Otherwise we have to duplicate that logic in other places (Redfish interface, obmcutil...). Of course, those transitions need to map to the correct Chassis Control commands, which is what this bug is all about :)

systemd targets help alleviate the duplicate logic concern a bit. They all just map to the same openbmc systemd targets.

Hi Andrew,

I did spend some time talking with John Leung from Intel. He's on the DMTF and had a nice presentation on Redfish interfaces and mapping those to BMC behavior. Based on that, Jason Bills and I wrote the below doc:

https://github.com/openbmc/docs/blob/master/designs/state-management-and-external-interfaces.md

Yep, that's what I referenced in the first comment - and the issue is that we're not complying with that doc in phosphor-host-ipmi: there's no Chassis::Transition::Off invoked in the CMD_POWER_OFF case.

This manifests in x86-power-control never being able to hard-power-off a machine over IPMI.

systemd targets help alleviate the duplicate logic concern a bit. They all just map to the same openbmc systemd targets.

Sure, but we're not invoking the correct transitions out of the Chassis Control commands. Maybe there's some phosphor-state-manager-specific code to convert that Host::Transition::Off (when called as a hard-power-off over IPMI) into a Chassis::Transition::Off in an external service, but that seems like a strange way to implement something that could be direct.

Hey Jeremy, sorry for the lack of response here. I see your point, on our systems a host power off (with no soft off code running) is basically the same as a chassis off.

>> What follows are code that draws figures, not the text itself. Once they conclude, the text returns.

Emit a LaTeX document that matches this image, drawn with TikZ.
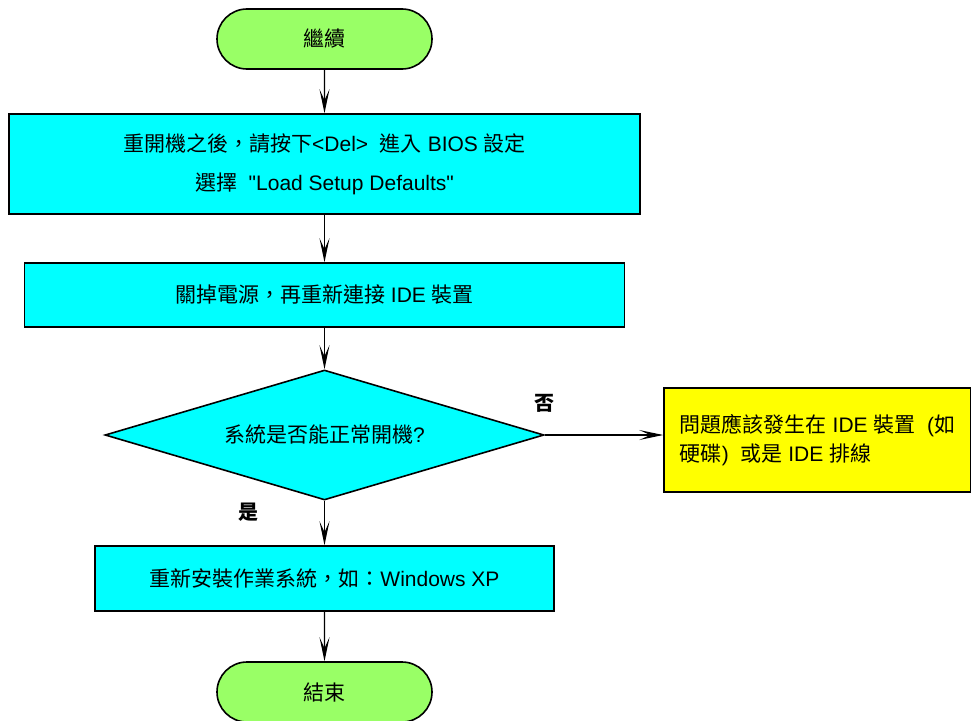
\documentclass[tikz,border=0pt]{standalone}
\usepackage{fontspec}
\setmainfont{Liberation Sans}[Ligatures=TeXOff]
\newfontfamily\cjk{Noto Sans CJK TC}
\usetikzlibrary{shapes.geometric,shapes.misc,arrows.meta}
\newcommand\zh[1]{{\cjk #1}}
\definecolor{boxcyan}{HTML}{00FFFF}
\definecolor{termgreen}{HTML}{99FF66}
\definecolor{noteyellow}{HTML}{FFFF00}
\tikzset{
  base/.style={draw=black, line width=1.6pt, text=black, font=\fontsize{21}{21}\selectfont, inner sep=0pt},
  term/.style={base, rounded rectangle, fill=termgreen, minimum width=215pt, minimum height=60pt},
  procbox/.style={base, rectangle, fill=boxcyan, align=center},
  decis/.style={base, diamond, fill=boxcyan, aspect=3.37, minimum width=439pt, minimum height=130pt},
  notebox/.style={base, rectangle, fill=noteyellow, align=left, minimum width=307pt, minimum height=104pt},
  flow/.style={line width=1.2pt, -{Stealth[length=24pt, width=10pt, inset=11pt]}},
  yn/.style={font=\fontsize{20}{20}\selectfont\cjk\bfseries, inner sep=0pt}
}
\begin{document}
\begin{tikzpicture}[x=1pt, y=-1pt]
\useasboundingbox (0,0) rectangle (971,720);
\node[term] (start) at (324.5,39) {\zh{繼續}};
\node[procbox, minimum width=631pt, minimum height=100pt, font=\fontsize{21}{39}\selectfont] (bios) at (324.5,164)
  {\zh{重開機之後，請按下}<Del>\ \ \zh{進入} BIOS \zh{設定}\\ \zh{選擇}\ \ "Load Setup Defaults"};
\node[procbox, minimum width=600pt, minimum height=64pt] (power) at (324.5,295) {\zh{關掉電源，再重新連接} IDE \zh{裝置}};
\node[decis] (ok) at (324.5,435) {\zh{系統是否能正常開機}?};
\node[procbox, minimum width=459pt, minimum height=65pt] (reinst) at (324.5,578.5) {\zh{重新安裝作業系統，如：}Windows XP};
\node[term] (stop) at (324.5,692) {\zh{結束}};
\node[notebox, font=\fontsize{21}{29}\selectfont] (note) at (817.5,440)
  {\zh{問題應該發生在} IDE \zh{裝置}\ \ (\zh{如}\\ \zh{硬碟}) \ \zh{或是} IDE \zh{排線}};
\node[yn] (no) at (544,403) {否};
\node[yn] (yes) at (248,512) {是};
\draw[flow] (start) -- (bios);
\draw[flow] (bios) -- (power);
\draw[flow] (power) -- (ok);
\draw[flow] (ok) -- (reinst);
\draw[flow] (reinst) -- (stop);
\draw[flow] (ok.east) -- (ok.east -| note.west);
\end{tikzpicture}
\end{document}
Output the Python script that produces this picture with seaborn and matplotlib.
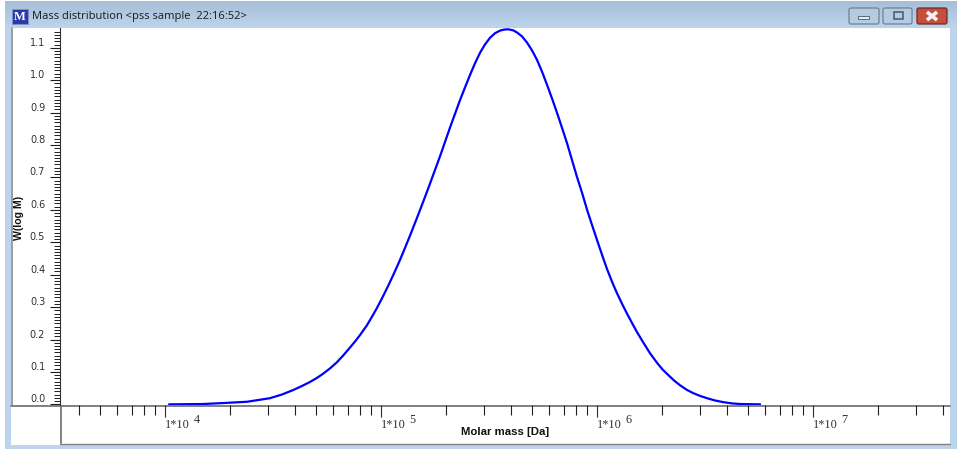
import numpy as np
import pandas as pd
import seaborn as sns
import matplotlib
matplotlib.use('Agg')
import matplotlib.pyplot as plt
from matplotlib.patches import Rectangle, FancyBboxPatch

# values
log_mass = [4.019, 4.176, 4.269, 4.380, 4.486, 4.540, 4.593, 4.632, 4.671, 4.702,
            4.731, 4.764, 4.796, 4.824, 4.856, 4.880, 4.903, 4.934, 4.958, 4.981,
            5.009, 5.032, 5.056, 5.085, 5.102, 5.134, 5.167, 5.193, 5.218, 5.245,
            5.273, 5.296, 5.319, 5.343, 5.366, 5.389, 5.412, 5.435, 5.458, 5.481,
            5.505, 5.528, 5.551, 5.569, 5.588, 5.611, 5.630, 5.653, 5.676, 5.699,
            5.722, 5.745, 5.769, 5.792, 5.815, 5.838, 5.861, 5.884, 5.907, 5.931,
            5.954, 5.977, 6.000, 6.028, 6.046, 6.069, 6.091, 6.116, 6.138, 6.162,
            6.185, 6.213, 6.245, 6.278, 6.304, 6.329, 6.356, 6.384, 6.415, 6.444,
            6.477, 6.509, 6.546, 6.583, 6.624, 6.662, 6.755]
w_log_m = [0.000, 0.001, 0.004, 0.008, 0.019, 0.030, 0.044, 0.056, 0.069, 0.081,
           0.094, 0.111, 0.130, 0.150, 0.175, 0.194, 0.214, 0.243, 0.270, 0.297,
           0.333, 0.364, 0.398, 0.441, 0.468, 0.520, 0.576, 0.621, 0.665, 0.714,
           0.765, 0.809, 0.853, 0.897, 0.939, 0.978, 1.016, 1.052, 1.084, 1.110,
           1.131, 1.145, 1.153, 1.156, 1.157, 1.154, 1.147, 1.135, 1.116, 1.092,
           1.063, 1.027, 0.985, 0.943, 0.899, 0.853, 0.806, 0.754, 0.702, 0.652,
           0.600, 0.553, 0.507, 0.452, 0.418, 0.379, 0.345, 0.310, 0.281, 0.251,
           0.223, 0.192, 0.158, 0.128, 0.107, 0.091, 0.074, 0.059, 0.045, 0.035,
           0.026, 0.019, 0.012, 0.007, 0.003, 0.001, 0.000]

major_x = [1e4, 1e5, 1e6, 1e7]
major_x_labels = ['1*10', '1*10', '1*10', '1*10']
exponents = ['4', '5', '6', '7']
minor_x = [4e3, 5e3, 6e3, 7e3, 8e3, 9e3,
           2e4, 3e4, 4e4, 5e4, 6e4, 7e4, 8e4, 9e4,
           2e5, 3e5, 4e5, 5e5, 6e5, 7e5, 8e5, 9e5,
           2e6, 3e6, 4e6, 5e6, 6e6, 7e6, 8e6, 9e6,
           2e7, 3e7, 4e7]
major_y = [0.0, 0.1, 0.2, 0.3, 0.4, 0.5, 0.6, 0.7, 0.8, 0.9, 1.0, 1.1]
title = 'Mass distribution <pss sample  22:16:52>'

sns.set_theme(style='white')
plt.rcParams['font.family'] = ['Liberation Sans', 'DejaVu Sans']

W, H = 957, 453
fig = plt.figure(figsize=(W / 100, H / 100), dpi=100, facecolor='white')

# window chrome, in pixel coordinates
bg = fig.add_axes([0, 0, 1, 1], zorder=0)
bg.set_xlim(0, W)
bg.set_ylim(H, 0)
bg.axis('off')
band = '#bdd5ec'
bg.add_patch(Rectangle((5, 1), W - 5, 448, fc=band, ec='none'))
grad = np.linspace(0, 1, 28).reshape(-1, 1)
bar = np.array([0xa6, 0xbe, 0xd6]) / 255 * (1 - grad[..., None]) + np.array([0xbd, 0xd5, 0xec]) / 255 * grad[..., None]
bg.imshow(bar, extent=(5, W, 28, 1), aspect='auto', zorder=1)
bg.set_xlim(0, W)
bg.set_ylim(H, 0)
bg.add_patch(Rectangle((11, 28), 939, 417, fc='white', ec='none', zorder=2))

# title bar
bg.add_patch(Rectangle((12, 9), 16, 15, fc='#2a3aa8', ec='#8090c8', lw=0.7, zorder=3))
bg.text(20, 16.5, 'M', color='white', family='Liberation Serif', weight='bold', size=9,
        ha='center', va='center', zorder=4)
bg.text(32, 17, title, color='#1a1a1a', family='Open Sans', size=8.05, ha='left', va='center', zorder=4)
for x0, x1, col, edge in [(849, 879, '#b4cbe2', '#6f8194'), (883, 912, '#b4cbe2', '#6f8194'),
                          (917, 947, '#c4503c', '#6b2a2a')]:
    bg.add_patch(FancyBboxPatch((x0, 8), x1 - x0, 16, boxstyle='round,pad=0,rounding_size=2',
                                fc=col, ec=edge, lw=0.9, zorder=3))
bg.add_patch(Rectangle((858, 16), 11, 3, fc='#e8eef4', ec='#5a6878', lw=0.7, zorder=4))
bg.add_patch(Rectangle((894, 12), 9, 7, fc='none', ec='#4a5868', lw=1.1, zorder=4))
bg.plot([927, 937], [12, 20], color='#f2f2f2', lw=2.6, solid_capstyle='butt', zorder=4)
bg.plot([937, 927], [12, 20], color='#f2f2f2', lw=2.6, solid_capstyle='butt', zorder=4)

# frame of axis panels
gray = '#808080'
bg.plot([11.5, 11.5], [28, 405], color=gray, lw=1.1, zorder=3)
bg.plot([60.5, 60.5], [405, 443], color=gray, lw=1.4, zorder=3)
bg.plot([60, 950], [443.5, 443.5], color=gray, lw=1.0, zorder=3)

# main plot
ax = fig.add_axes([60 / W, 1 - 405 / H, 890 / W, 377 / H], zorder=2)
df = pd.DataFrame({'mass': 10 ** np.array(log_mass), 'w': w_log_m})
ax.set_xscale('log')
sns.lineplot(data=df, x='mass', y='w', color='#0000ff', lw=1.6, ax=ax, errorbar=None)
ax.set_xlim(10 ** 3.514, 10 ** 7.634)
ax.set_ylim(-0.002, 1.161)
ax.set_xlabel('')
ax.set_ylabel('')

for s in ['top', 'right']:
    ax.spines[s].set_visible(False)
ax.spines['left'].set_color('#303030')
ax.spines['left'].set_linewidth(0.8)
ax.spines['bottom'].set_visible(False)
bg.plot([11, 950], [405.5, 405.5], color=gray, lw=1.4, zorder=3)

ax.set_xticks(major_x)
ax.set_xticklabels(major_x_labels, family='Liberation Serif', size=8.8, color='#303030', ha='left')
ax.set_xticks(minor_x, minor=True)
ax.set_xticklabels([], minor=True)
ax.tick_params(axis='x', which='major', bottom=True, length=8.7, width=0.8, color='#303030', pad=1.5)
ax.tick_params(axis='x', which='minor', bottom=True, length=7.2, width=0.8, color='#202020')

ax.set_yticks(major_y)
ax.set_yticklabels([f'{v:.1f}' for v in major_y], family='DejaVu Sans', size=7, color='#303030')
for lab in ax.get_yticklabels():
    lab.set_va('bottom')
ax.set_yticks(np.arange(0, 116) / 100, minor=True)
ax.tick_params(axis='y', which='major', left=True, length=7.2, width=0.8, color='#202020', pad=3.5)
ax.tick_params(axis='y', which='minor', left=True, length=4.5, width=0.7, color='#202020')

for m, e in zip(major_x, exponents):
    ax.annotate(e, xy=(m, 0), xycoords=('data', 'axes fraction'), xytext=(20.5, -10.5), textcoords='offset points',
                family='Liberation Serif', size=8.8, color='#303030', ha='left', va='center',
                annotation_clip=False)

fig.text(505.5 / W, 1 - 432 / H, 'Molar mass [Da]', weight='bold', size=8.2, color='#111111',
         ha='center', va='center', zorder=3)
fig.text(18.5 / W, 1 - 218 / H, 'W(log M)', weight='bold', size=7.6, color='#111111', rotation=90,
         ha='center', va='center', zorder=3)

fig.savefig('out.png', dpi=100)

We try to stop the occ and processor instructions but that's about it. On other systems though there may be more behind the host power off which does not match with the expected result of a hard chassis power off IPMI command.

The issue I don't know how to resolve is that on a warm reboot (keeping chassis power on), we need an indication from the host that it is done with it's shutdown, and the BMC can do whatever it needs to do to clean things up and re-start the boot (all while keeping chassis power on). Currently the only thing I know of is this CMD_POWER_OFF as an indication from the host that it is done shutting down.